Assessing the burden of arboviral diseases using a multiplexed serological survey in French Guiana

Claude Flamand, Camille Fritzell, Lena Bertheot, Jessica Vanhomwegen, Sarah Bailly, Nathanael Hoze, Severine Matheus, Antoine Enfissi, Henrik Salje, Felix Djossou, Sandrine Fernandes-Pellerin, Mirdad Kazanji, Simon Cauchemez, Dominique Rousset

Abstract


Objective

To assess the level of circulation of DENV, CHIKV, ZIKV, MAYV in French Guiana.

Introduction

Arboviral infections have become a significant public health problem with the emergence and re-emergence of arboviral diseases worldwide in recent decades [1-6]. Given the increasing number of cases, geographic spread, but also health, social and economic impact of arboviral outbreaks, estimating their true burden represents a crucial issue but remains a difficult task [7-10].
In French Guiana, the epidemiology of arboviral diseases has been marked by the occurrence several major dengue fever (DENV) outbreaks over the past few decades, recent emergences of Chikungunya (CHKV) and Zika virus (ZIKV) and the circulation of Mayaro virus (MAYV) [11-14].

Methods

To assess antibody seroprevalence against DENV, CHIKV, ZIKV, MAYV a random 2-stage household cross-sectional survey was conducted among the general population. We enrolled 2,697 individuals aged 1-87 years from June 1 to 12 October 2017. We performed detection of DENV, CHIKV, ZIKV, MAYV IgG antibodies on collected blood samples using a microsphere immunoassay (MIA). Socio-economic data, environmental variables and exposure to mosquitoes, perceptions of the illness and risk of contracting arboviral infections were collected using a standardized questionnaire administrated to all individuals included in the survey.
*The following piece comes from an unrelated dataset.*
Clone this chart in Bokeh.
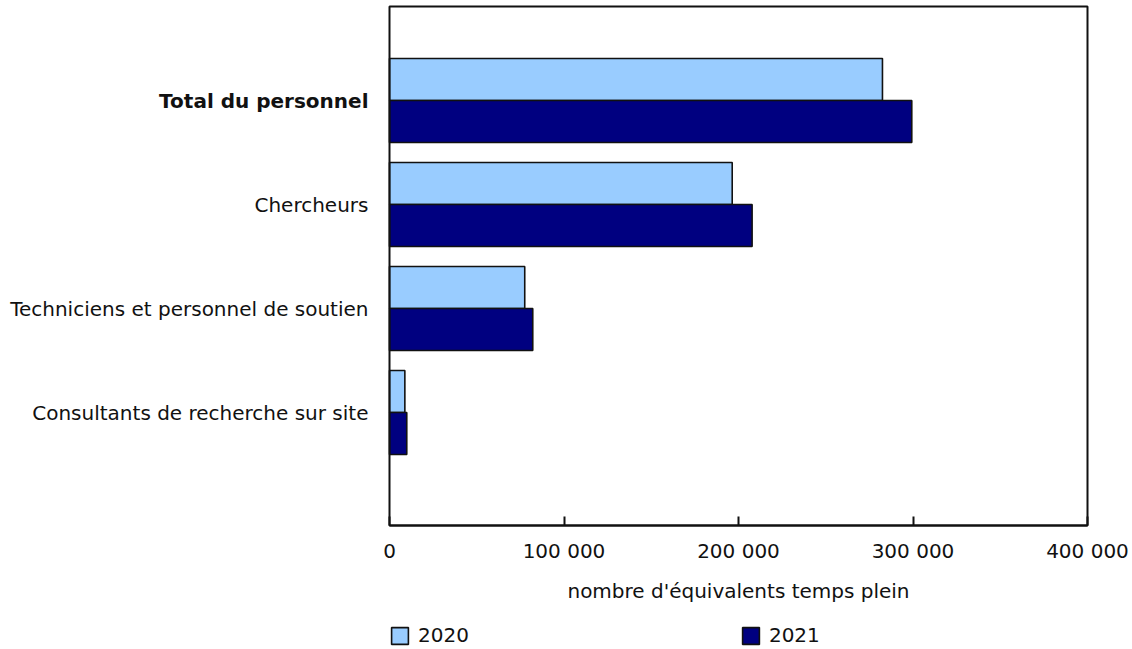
from bokeh.plotting import figure
from bokeh.models import (ColumnDataSource, FixedTicker, LabelSet, Label, Range1d,
                          BoxAnnotation, Legend, LegendItem)
from bokeh.core.properties import value
from bokeh.embed import file_html
from bokeh.resources import INLINE

# ---- data ----
categories = ["Total du personnel", "Chercheurs",
              "Techniciens et personnel de soutien",
              "Consultants de recherche sur site"]
values_2020 = [282500, 196400, 77500, 8800]
values_2021 = [299300, 207800, 82100, 9900]
series_names = ["2020", "2021"]
colors = ["#99CCFF", "#000080"]
tick_values = [0, 100000, 200000, 300000, 400000]
tick_labels = ["0", "100 000", "200 000", "300 000", "400 000"]
x_title = "nombre d'équivalents temps plein"
bold_categories = ["Total du personnel"]
x_max = 400000

FONT = "DejaVu Sans"
FS = "20px"
INK = "#111111"

# ---- layout (pixels) ----
W, H = 1132, 649
box_left, box_right, box_top, box_bottom = 389, 1087, 6, 525
slot = 104.0          # px per category
first_center = 100.0  # px of first category centre
n = len(categories)

pxu_x = (box_right - box_left) / x_max
x_start = -box_left / pxu_x
x_end = (W - box_left) / pxu_x


def y_of(py):
    return (n - 1) - (py - first_center) / slot


y_end = y_of(0)
y_start = y_of(H)
y_box_top = y_of(box_top)
y_box_bottom = y_of(box_bottom)

pos = [n - 1 - i for i in range(n)]  # top to bottom
bar_h = 0.404

src = ColumnDataSource(dict(
    cat=categories,
    pos=pos,
    y2020=[p_ + bar_h / 2 for p_ in pos],
    y2021=[p_ - bar_h / 2 for p_ in pos],
    v2020=values_2020,
    v2021=values_2021,
    style=["bold" if c in bold_categories else "normal" for c in categories],
))

p = figure(width=W, height=H, output_backend="svg", toolbar_location=None,
           x_range=Range1d(x_start, x_end), y_range=Range1d(y_start, y_end),
           min_border=0)

r20 = p.hbar(y="y2020", right="v2020", left=0, height=bar_h, source=src,
             fill_color=colors[0], line_color=INK, line_width=1.6)
r21 = p.hbar(y="y2021", right="v2021", left=0, height=bar_h, source=src,
             fill_color=colors[1], line_color=INK, line_width=1.6)

# chart box
p.add_layout(BoxAnnotation(left=0, right=x_max, top=y_box_top, bottom=y_box_bottom,
                           fill_alpha=0, line_color=INK, line_alpha=1.0, line_width=2,
                           level="overlay"))

p.xgrid.visible = False
p.ygrid.visible = False
p.outline_line_color = None
p.background_fill_color = "white"
p.border_fill_color = "white"

# x axis, drawn at the bottom of the chart box
xa = p.xaxis[0]
xa.fixed_location = y_box_bottom
xa.bounds = (0, x_max)
xa.ticker = FixedTicker(ticks=tick_values)
xa.major_label_overrides = {v: l for v, l in zip(tick_values, tick_labels)}
xa.major_tick_in = 9
xa.major_tick_out = 0
xa.minor_tick_line_color = None
xa.axis_line_color = INK
xa.axis_line_width = 2
xa.major_tick_line_color = INK
xa.major_tick_line_width = 2
xa.major_label_text_font = FONT
xa.major_label_text_font_size = FS
xa.major_label_text_color = INK
xa.major_label_standoff = 13

# axis title, centred on the chart box
p.add_layout(Label(x=x_max / 2, y=y_box_bottom, y_offset=-65, text=x_title,
                   text_align="center", text_baseline="middle",
                   text_font=FONT, text_font_size=FS, text_color=INK))

p.yaxis.visible = False
labels = LabelSet(x=0, y="pos", text="cat", source=src, x_offset=-21,
                  text_align="right", text_baseline="middle",
                  text_font=value(FONT), text_font_size=value(FS),
                  text_font_style="style", text_color=INK)
p.add_layout(labels)

# legend
lg = Legend(items=[LegendItem(label=series_names[0], renderers=[r20]),
                   LegendItem(label=series_names[1], renderers=[r21])],
            orientation="horizontal", location=(box_left, 2), margin=0, padding=0,
            spacing=271, glyph_width=21, glyph_height=21, label_standoff=8,
            label_text_font=FONT, label_text_font_size=FS, label_text_color=INK,
            border_line_color=None, background_fill_alpha=0, label_height=21)
p.add_layout(lg)

open("out.html", "w").write(file_html(p, INLINE))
Cross-reactivity between same families of viruses was taking into account using seroneutralisation and modeling approaches.

Results

Overall seroprevalence rates for antibodes against DENV were 69.5% [66.4%-72.5%] and differed significantly according to age and geographical area. Seroprevalence rates of CHIKV, ZIKV and MAYV antibodies were respectively 19.3% [16.5%-22.5%], 23.1% [19.5%-27.2%] and 9.6% [8.1%-11.3%] and did not differed significantly according to gender or age.
The distribution of seroprevalence rates for CHIKV, ZIKV antibodies differed from extrapolations obtained from routine surveillance systems and brings valuable information to assess the epidemic risk of future outbreaks. MAYV has been circulating in the southern part of FG, at levels that appear to be substantially higher than those estimated from epidemiological and virological surveillance.

Conclusions

Serological surveys provide the most direct measurement for defining the immunity landscape for infectious diseases, but the methodology remains difficult to implement particularly in the context of high cross-reactivity between flaviviruses or alphaviruses [15]. The development of reliable, rapid and affordable diagnosis tools and the use of innovative modeling approaches represent a significant issue concerning the ability of seroprevalence surveys to differentiate infections when multiple viruses co-circulate.